A team of developers has created a rootkit for Linux systems that uses the processing power and memory of graphics cards instead of CPUs in order to remain hidden.

The rootkit, called Jellyfish, is a proof of concept designed to demonstrate that completely running malware on GPUs (graphics processing units) is a viable option. This is possible because dedicated graphics cards have their own processors and RAM.

Such threats could be more sinister than traditional malware programs, according to the Jellyfish developers. For one, there are no tools to analyze GPU malware, they said.

Also, such rootkits can snoop on the host’s primary memory, which is used by most other programs, via DMA (direct memory access).
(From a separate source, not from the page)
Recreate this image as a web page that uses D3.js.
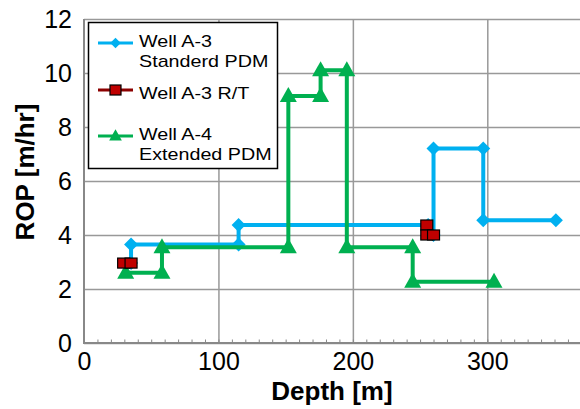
<!DOCTYPE html>
<html lang="en">
<head>
  <meta charset="UTF-8">
  <title>ROP vs Depth</title>
  <script src="https://d3js.org/d3.v7.min.js"></script>
  <style>
    body { margin: 0; background: #fff; }
    svg text { font-family: "Liberation Sans", Arial, sans-serif; fill: #000; }
  </style>
</head>
<body>
  <div id="chart"></div>

  <script>
    // Well A-3 Standard PDM
    const depthA3 = [35, 35, 115, 115, 256, 260, 260, 297, 297, 351];
    const ropA3 = [2.96, 3.65, 3.65, 4.37, 4.37, 4.0, 7.2, 7.2, 4.55, 4.55];

    // Well A-3 R/T (two separate runs)
    const depthRT = [29.5, 35, 255, 255, 260];
    const ropRT = [2.96, 2.96, 4.37, 4.0, 4.0];
    const runRT = [0, 0, 1, 1, 1];

    // Well A-4 Extended PDM
    const depthA4 = [31, 58, 58, 152, 152, 176, 176, 195.5, 195.5, 244.5, 244.5, 305];
    const ropA4 = [2.6, 2.6, 3.55, 3.55, 9.15, 9.15, 10.1, 10.1, 3.55, 3.55, 2.27, 2.27];

    const yTicks = [0, 2, 4, 6, 8, 10, 12];
    const xTicks = [0, 100, 200, 300];

    const width = 580, height = 409;
    const x = d3.scaleLinear().domain([0, 370]).range([84, 581.4]);
    const y = d3.scaleLinear().domain([0, 12]).range([343, 19]);

    const blue = "#00b0f0", red = "#c00000", green = "#00b050";

    const svg = d3.select("#chart").append("svg")
      .attr("width", width)
      .attr("height", height);

    // grid
    svg.append("g")
      .attr("transform", "translate(84,0)")
      .call(d3.axisLeft(y).tickValues(yTicks).tickSize(-(581.4 - 84)).tickFormat(""))
      .call(g => g.select(".domain").remove())
      .call(g => g.selectAll("line").attr("stroke", "#999").attr("stroke-width", 1.5));

    svg.append("g")
      .attr("transform", "translate(0,343)")
      .call(d3.axisBottom(x).tickValues(xTicks.slice(1)).tickSize(-(343 - 19)).tickFormat(""))
      .call(g => g.select(".domain").remove())
      .call(g => g.selectAll("line").attr("stroke", "#999").attr("stroke-width", 1.5));

    // minor ticks on x axis
    svg.append("g")
      .attr("transform", "translate(0,343)")
      .call(d3.axisBottom(x).tickValues(d3.range(0, 371, 10)).tickSize(-3.5).tickFormat(""))
      .call(g => g.select(".domain").remove())
      .call(g => g.selectAll("line").attr("stroke", "#888").attr("stroke-width", 1));

    // axis lines
    svg.append("line")
      .attr("x1", x(0)).attr("x2", x(0)).attr("y1", y(12)).attr("y2", y(0))
      .attr("stroke", "#888").attr("stroke-width", 2);
    svg.append("line")
      .attr("x1", x(0) - 1).attr("x2", x(370)).attr("y1", y(0)).attr("y2", y(0))
      .attr("stroke", "#888").attr("stroke-width", 2);

    // tick labels
    svg.append("g")
      .attr("transform", "translate(84,0)")
      .call(d3.axisLeft(y).tickValues(yTicks).tickSize(0).tickPadding(12))
      .call(g => g.select(".domain").remove())
      .call(g => g.selectAll("text")
        .attr("font-size", 25).attr("fill", "#000")
        .attr("font-family", "Liberation Sans, Arial, sans-serif"));

    svg.append("g")
      .attr("transform", "translate(0,343)")
      .call(d3.axisBottom(x).tickValues(xTicks).tickSize(0).tickPadding(9))
      .call(g => g.select(".domain").remove())
      .call(g => g.selectAll("text")
        .attr("font-size", 25).attr("fill", "#000")
        .attr("font-family", "Liberation Sans, Arial, sans-serif"));

    // axis titles
    svg.append("text")
      .attr("x", 332)
      .attr("y", 400)
      .attr("text-anchor", "middle")
      .attr("font-size", 26)
      .attr("font-weight", "bold")
      .text("Depth [m]");

    svg.append("text")
      .attr("transform", "translate(34,172) rotate(-90)")
      .attr("text-anchor", "middle")
      .attr("font-size", 26)
      .attr("font-weight", "bold")
      .text("ROP [m/hr]");

    const line = d3.line().x(d => x(d[0])).y(d => y(d[1]));

    const diamond = "M0,-7L7,0L0,7L-7,0Z";
    const triangle = "M0,-9L8.5,6L-8.5,6Z";

    const a3 = depthA3.map((d, i) => [d, ropA3[i]]);
    const a4 = depthA4.map((d, i) => [d, ropA4[i]]);
    const rt = depthRT.map((d, i) => [d, ropRT[i], runRT[i]]);

    // Well A-3 Standard PDM
    svg.append("path").datum(a3)
      .attr("d", line).attr("fill", "none")
      .attr("stroke", blue).attr("stroke-width", 4);
    svg.selectAll(".mA3").data(a3).enter().append("path")
      .attr("class", "mA3")
      .attr("transform", d => "translate(" + x(d[0]) + "," + y(d[1]) + ")")
      .attr("d", diamond).attr("fill", blue);

    // Well A-4 Extended PDM
    svg.append("path").datum(a4)
      .attr("d", line).attr("fill", "none")
      .attr("stroke", green).attr("stroke-width", 4);
    svg.selectAll(".mA4").data(a4).enter().append("path")
      .attr("class", "mA4")
      .attr("transform", d => "translate(" + x(d[0]) + "," + y(d[1]) + ")")
      .attr("d", triangle).attr("fill", green);

    // Well A-3 R/T
    d3.groups(rt, d => d[2]).forEach(([, pts]) => {
      svg.append("path").datum(pts)
        .attr("d", line).attr("fill", "none")
        .attr("stroke", red).attr("stroke-width", 3);
    });
    svg.selectAll(".mRT").data(rt).enter().append("rect")
      .attr("class", "mRT")
      .attr("x", d => x(d[0]) - 6).attr("y", d => y(d[1]) - 5)
      .attr("width", 12).attr("height", 10)
      .attr("fill", red).attr("stroke", "#000").attr("stroke-width", 1.2);

    // legend
    const legend = svg.append("g");
    legend.append("rect")
      .attr("x", 88.5).attr("y", 22.5).attr("width", 189).attr("height", 146)
      .attr("fill", "#fff").attr("stroke", "#000").attr("stroke-width", 1.5);

    const entries = [
      { color: blue, marker: "diamond", ly: 43, lines: ["Well A-3", "Standerd PDM"], ty: 47 },
      { color: "#8b0000", marker: "square", ly: 90, lines: ["Well A-3 R/T"], ty: 99 },
      { color: green, marker: "triangle", ly: 136, lines: ["Well A-4", "Extended PDM"], ty: 140 }
    ];

    entries.forEach(e => {
      legend.append("line")
        .attr("x1", 98).attr("x2", 133).attr("y1", e.ly).attr("y2", e.ly)
        .attr("stroke", e.color).attr("stroke-width", 3);
      if (e.marker === "square") {
        legend.append("rect")
          .attr("x", 110).attr("y", e.ly - 5).attr("width", 11).attr("height", 10)
          .attr("fill", red).attr("stroke", "#000").attr("stroke-width", 1.2);
      } else {
        legend.append("path")
          .attr("transform", "translate(115.5," + e.ly + ") scale(0.75)")
          .attr("d", e.marker === "diamond" ? diamond : triangle)
          .attr("fill", e.color);
      }
      // reference text is slightly stretched horizontally
      e.lines.forEach((s, i) => {
        legend.append("text")
          .attr("transform", "translate(139," + (e.ty + i * 19.5) + ") scale(1.16,1)")
          .attr("font-size", 17)
          .text(s);
      });
    });
  </script>
</body>
</html>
This feature allows hardware components to read the main system memory without going through the CPU, making such operations harder to detect.

Additionally, the malicious GPU memory persists even after the system is shut down, the Jellyfish developers said on their GitHub page.

The rootkit code uses the OpenCL API developed by the Kronos Group, a consortium of GPU vendors and other companies that develops open standards. So, in order to function, the OpenCL drivers need to be installed on the targeted system.

Jellyfish currently works with AMD and Nvidia graphics cards, but Intel cards are also supported through the AMD APP SDK, a software development kit that allows GPUs to be used for accelerating applications.

GPUs perform mathematical calculations faster than CPUs, which is why some malware programs already leverage their computing power, for example, to mine Bitcoin cryptocurrency. However, those malicious programs do not run completely on GPUs like Jellyfish does.

The rootkit’s developers warned that Jellyfish is still a work in progress, so it’s buggy and incomplete. The code is intended to be used for educational purposes only, they said.

The developers also created a separate, GPU-based keylogger called Demon that’s inspired by a 2013 academic research paper titled “You Can Type, but You Can’t Hide: A Stealthy GPU-based Keylogger.”

“We are not associated with the creators of this paper,” the Demon developers said. “We only PoC’d what was described in it, plus a little more.”

Users probably shouldn’t worry about criminals using GPU-based malware just yet, but proof-of-concepts like Jellyfish and Demon could inspire future developments. It’s usually just a matter of time before attacks devised by researchers are adopted by malicious attackers.